**Your objective**
Type out the complete listing below word for word, without its pictures.

**Records for this exercise**
━━━━━━━━━━━━━━━━━━━━
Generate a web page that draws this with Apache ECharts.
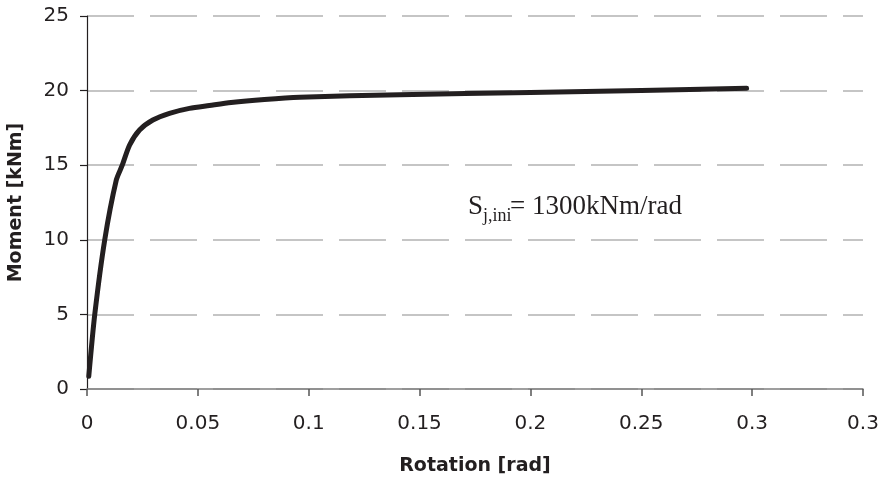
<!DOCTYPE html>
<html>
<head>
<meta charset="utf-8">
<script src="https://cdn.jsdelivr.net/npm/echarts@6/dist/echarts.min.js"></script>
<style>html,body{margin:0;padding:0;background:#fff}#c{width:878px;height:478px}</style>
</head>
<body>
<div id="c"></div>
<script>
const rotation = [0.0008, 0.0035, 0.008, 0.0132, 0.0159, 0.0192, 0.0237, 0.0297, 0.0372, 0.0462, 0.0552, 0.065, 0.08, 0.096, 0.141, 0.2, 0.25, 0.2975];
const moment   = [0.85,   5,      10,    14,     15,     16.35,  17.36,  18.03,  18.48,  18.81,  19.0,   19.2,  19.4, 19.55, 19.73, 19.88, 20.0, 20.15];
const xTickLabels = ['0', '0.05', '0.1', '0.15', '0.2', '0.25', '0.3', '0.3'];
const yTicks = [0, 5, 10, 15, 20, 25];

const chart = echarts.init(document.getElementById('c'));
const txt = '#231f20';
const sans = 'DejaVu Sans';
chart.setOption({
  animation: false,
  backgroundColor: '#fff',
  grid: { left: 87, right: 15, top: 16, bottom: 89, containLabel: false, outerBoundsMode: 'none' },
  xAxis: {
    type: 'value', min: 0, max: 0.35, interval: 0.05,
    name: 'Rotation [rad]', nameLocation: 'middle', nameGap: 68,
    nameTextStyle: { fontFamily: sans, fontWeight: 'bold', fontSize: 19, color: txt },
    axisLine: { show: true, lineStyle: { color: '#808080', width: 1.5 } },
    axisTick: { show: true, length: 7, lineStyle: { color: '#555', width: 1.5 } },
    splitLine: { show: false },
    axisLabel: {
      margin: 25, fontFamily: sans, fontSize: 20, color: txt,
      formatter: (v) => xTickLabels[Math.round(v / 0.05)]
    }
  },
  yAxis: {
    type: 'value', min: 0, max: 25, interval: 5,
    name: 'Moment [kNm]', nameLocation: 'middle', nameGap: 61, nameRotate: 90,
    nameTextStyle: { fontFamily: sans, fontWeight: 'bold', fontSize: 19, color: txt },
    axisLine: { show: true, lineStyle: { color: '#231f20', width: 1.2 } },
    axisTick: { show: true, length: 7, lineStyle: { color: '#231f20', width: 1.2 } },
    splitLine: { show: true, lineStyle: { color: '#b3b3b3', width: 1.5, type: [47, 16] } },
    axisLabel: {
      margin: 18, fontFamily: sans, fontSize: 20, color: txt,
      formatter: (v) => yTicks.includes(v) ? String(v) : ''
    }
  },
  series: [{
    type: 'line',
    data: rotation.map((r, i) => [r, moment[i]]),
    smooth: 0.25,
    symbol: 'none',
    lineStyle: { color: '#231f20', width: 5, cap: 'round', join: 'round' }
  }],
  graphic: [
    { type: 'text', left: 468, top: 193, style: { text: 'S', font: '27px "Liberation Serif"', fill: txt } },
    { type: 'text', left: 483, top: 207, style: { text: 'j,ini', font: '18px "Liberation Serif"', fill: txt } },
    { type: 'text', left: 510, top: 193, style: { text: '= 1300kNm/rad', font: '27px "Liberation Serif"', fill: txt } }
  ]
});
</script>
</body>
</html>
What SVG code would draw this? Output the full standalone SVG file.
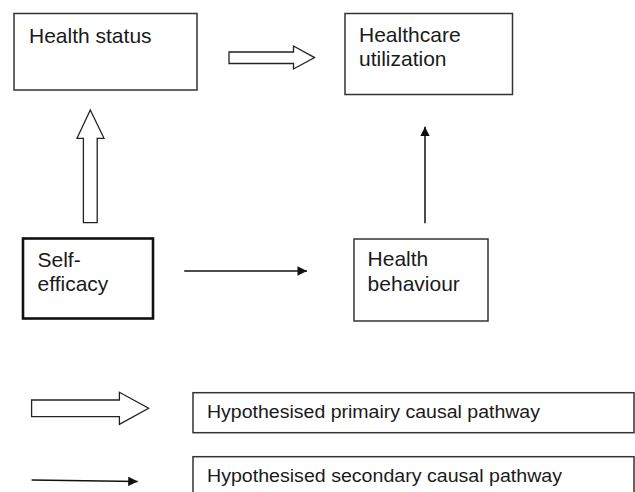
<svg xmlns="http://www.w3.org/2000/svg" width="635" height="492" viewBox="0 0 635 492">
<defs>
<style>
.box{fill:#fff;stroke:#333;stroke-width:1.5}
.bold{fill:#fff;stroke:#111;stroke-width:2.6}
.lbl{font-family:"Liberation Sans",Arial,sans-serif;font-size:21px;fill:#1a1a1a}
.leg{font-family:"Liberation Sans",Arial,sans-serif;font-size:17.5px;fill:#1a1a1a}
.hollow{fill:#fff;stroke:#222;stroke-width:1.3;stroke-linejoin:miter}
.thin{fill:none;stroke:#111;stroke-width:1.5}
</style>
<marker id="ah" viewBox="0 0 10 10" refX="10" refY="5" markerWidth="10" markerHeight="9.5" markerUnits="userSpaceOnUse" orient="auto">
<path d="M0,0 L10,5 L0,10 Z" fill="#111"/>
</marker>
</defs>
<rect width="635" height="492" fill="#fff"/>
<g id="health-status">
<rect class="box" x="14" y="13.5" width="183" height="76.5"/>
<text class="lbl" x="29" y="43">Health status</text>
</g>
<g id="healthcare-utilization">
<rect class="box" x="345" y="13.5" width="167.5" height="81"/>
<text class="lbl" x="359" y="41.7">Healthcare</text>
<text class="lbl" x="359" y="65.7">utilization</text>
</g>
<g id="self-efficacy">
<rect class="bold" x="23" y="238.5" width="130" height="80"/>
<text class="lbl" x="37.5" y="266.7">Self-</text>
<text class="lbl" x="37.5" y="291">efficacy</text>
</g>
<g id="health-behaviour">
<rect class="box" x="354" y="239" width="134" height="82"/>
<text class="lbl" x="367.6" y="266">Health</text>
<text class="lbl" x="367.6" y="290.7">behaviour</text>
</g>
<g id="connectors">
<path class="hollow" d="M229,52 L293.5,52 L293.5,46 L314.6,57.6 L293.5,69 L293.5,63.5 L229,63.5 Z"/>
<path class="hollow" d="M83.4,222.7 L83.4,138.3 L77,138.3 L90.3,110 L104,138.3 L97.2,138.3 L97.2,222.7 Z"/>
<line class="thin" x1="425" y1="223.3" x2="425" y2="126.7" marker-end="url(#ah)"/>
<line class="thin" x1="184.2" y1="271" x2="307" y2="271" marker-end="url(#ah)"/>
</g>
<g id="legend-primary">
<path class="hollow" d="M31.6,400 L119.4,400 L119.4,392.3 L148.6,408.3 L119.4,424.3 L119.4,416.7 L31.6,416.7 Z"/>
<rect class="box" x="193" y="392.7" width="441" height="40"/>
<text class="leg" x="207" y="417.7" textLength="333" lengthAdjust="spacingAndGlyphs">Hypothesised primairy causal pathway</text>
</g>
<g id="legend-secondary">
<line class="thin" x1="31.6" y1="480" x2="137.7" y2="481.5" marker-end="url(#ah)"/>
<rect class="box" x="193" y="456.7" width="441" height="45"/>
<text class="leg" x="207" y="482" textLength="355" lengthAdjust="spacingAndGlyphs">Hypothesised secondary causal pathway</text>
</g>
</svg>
━━━━━━━━━━━━━━━━━━━━
**Complete answer**
Generate a web page that draws this with Apache ECharts.
<!DOCTYPE html>
<html>
<head>
<meta charset="utf-8">
<script src="https://cdn.jsdelivr.net/npm/echarts@6/dist/echarts.min.js"></script>
<style>html,body{margin:0;padding:0;background:#fff}#c{width:878px;height:478px}</style>
</head>
<body>
<div id="c"></div>
<script>
const rotation = [0.0008, 0.0035, 0.008, 0.0132, 0.0159, 0.0192, 0.0237, 0.0297, 0.0372, 0.0462, 0.0552, 0.065, 0.08, 0.096, 0.141, 0.2, 0.25, 0.2975];
const moment   = [0.85,   5,      10,    14,     15,     16.35,  17.36,  18.03,  18.48,  18.81,  19.0,   19.2,  19.4, 19.55, 19.73, 19.88, 20.0, 20.15];
const xTickLabels = ['0', '0.05', '0.1', '0.15', '0.2', '0.25', '0.3', '0.3'];
const yTicks = [0, 5, 10, 15, 20, 25];

const chart = echarts.init(document.getElementById('c'));
const txt = '#231f20';
const sans = 'DejaVu Sans';
chart.setOption({
  animation: false,
  backgroundColor: '#fff',
  grid: { left: 87, right: 15, top: 16, bottom: 89, containLabel: false, outerBoundsMode: 'none' },
  xAxis: {
    type: 'value', min: 0, max: 0.35, interval: 0.05,
    name: 'Rotation [rad]', nameLocation: 'middle', nameGap: 68,
    nameTextStyle: { fontFamily: sans, fontWeight: 'bold', fontSize: 19, color: txt },
    axisLine: { show: true, lineStyle: { color: '#808080', width: 1.5 } },
    axisTick: { show: true, length: 7, lineStyle: { color: '#555', width: 1.5 } },
    splitLine: { show: false },
    axisLabel: {
      margin: 25, fontFamily: sans, fontSize: 20, color: txt,
      formatter: (v) => xTickLabels[Math.round(v / 0.05)]
    }
  },
  yAxis: {
    type: 'value', min: 0, max: 25, interval: 5,
    name: 'Moment [kNm]', nameLocation: 'middle', nameGap: 61, nameRotate: 90,
    nameTextStyle: { fontFamily: sans, fontWeight: 'bold', fontSize: 19, color: txt },
    axisLine: { show: true, lineStyle: { color: '#231f20', width: 1.2 } },
    axisTick: { show: true, length: 7, lineStyle: { color: '#231f20', width: 1.2 } },
    splitLine: { show: true, lineStyle: { color: '#b3b3b3', width: 1.5, type: [47, 16] } },
    axisLabel: {
      margin: 18, fontFamily: sans, fontSize: 20, color: txt,
      formatter: (v) => yTicks.includes(v) ? String(v) : ''
    }
  },
  series: [{
    type: 'line',
    data: rotation.map((r, i) => [r, moment[i]]),
    smooth: 0.25,
    symbol: 'none',
    lineStyle: { color: '#231f20', width: 5, cap: 'round', join: 'round' }
  }],
  graphic: [
    { type: 'text', left: 468, top: 193, style: { text: 'S', font: '27px "Liberation Serif"', fill: txt } },
    { type: 'text', left: 483, top: 207, style: { text: 'j,ini', font: '18px "Liberation Serif"', fill: txt } },
    { type: 'text', left: 510, top: 193, style: { text: '= 1300kNm/rad', font: '27px "Liberation Serif"', fill: txt } }
  ]
});
</script>
</body>
</html>
What SVG code would draw this? Output the full standalone SVG file.
<svg xmlns="http://www.w3.org/2000/svg" width="635" height="492" viewBox="0 0 635 492">
<defs>
<style>
.box{fill:#fff;stroke:#333;stroke-width:1.5}
.bold{fill:#fff;stroke:#111;stroke-width:2.6}
.lbl{font-family:"Liberation Sans",Arial,sans-serif;font-size:21px;fill:#1a1a1a}
.leg{font-family:"Liberation Sans",Arial,sans-serif;font-size:17.5px;fill:#1a1a1a}
.hollow{fill:#fff;stroke:#222;stroke-width:1.3;stroke-linejoin:miter}
.thin{fill:none;stroke:#111;stroke-width:1.5}
</style>
<marker id="ah" viewBox="0 0 10 10" refX="10" refY="5" markerWidth="10" markerHeight="9.5" markerUnits="userSpaceOnUse" orient="auto">
<path d="M0,0 L10,5 L0,10 Z" fill="#111"/>
</marker>
</defs>
<rect width="635" height="492" fill="#fff"/>
<g id="health-status">
<rect class="box" x="14" y="13.5" width="183" height="76.5"/>
<text class="lbl" x="29" y="43">Health status</text>
</g>
<g id="healthcare-utilization">
<rect class="box" x="345" y="13.5" width="167.5" height="81"/>
<text class="lbl" x="359" y="41.7">Healthcare</text>
<text class="lbl" x="359" y="65.7">utilization</text>
</g>
<g id="self-efficacy">
<rect class="bold" x="23" y="238.5" width="130" height="80"/>
<text class="lbl" x="37.5" y="266.7">Self-</text>
<text class="lbl" x="37.5" y="291">efficacy</text>
</g>
<g id="health-behaviour">
<rect class="box" x="354" y="239" width="134" height="82"/>
<text class="lbl" x="367.6" y="266">Health</text>
<text class="lbl" x="367.6" y="290.7">behaviour</text>
</g>
<g id="connectors">
<path class="hollow" d="M229,52 L293.5,52 L293.5,46 L314.6,57.6 L293.5,69 L293.5,63.5 L229,63.5 Z"/>
<path class="hollow" d="M83.4,222.7 L83.4,138.3 L77,138.3 L90.3,110 L104,138.3 L97.2,138.3 L97.2,222.7 Z"/>
<line class="thin" x1="425" y1="223.3" x2="425" y2="126.7" marker-end="url(#ah)"/>
<line class="thin" x1="184.2" y1="271" x2="307" y2="271" marker-end="url(#ah)"/>
</g>
<g id="legend-primary">
<path class="hollow" d="M31.6,400 L119.4,400 L119.4,392.3 L148.6,408.3 L119.4,424.3 L119.4,416.7 L31.6,416.7 Z"/>
<rect class="box" x="193" y="392.7" width="441" height="40"/>
<text class="leg" x="207" y="417.7" textLength="333" lengthAdjust="spacingAndGlyphs">Hypothesised primairy causal pathway</text>
</g>
<g id="legend-secondary">
<line class="thin" x1="31.6" y1="480" x2="137.7" y2="481.5" marker-end="url(#ah)"/>
<rect class="box" x="193" y="456.7" width="441" height="45"/>
<text class="leg" x="207" y="482" textLength="355" lengthAdjust="spacingAndGlyphs">Hypothesised secondary causal pathway</text>
</g>
</svg>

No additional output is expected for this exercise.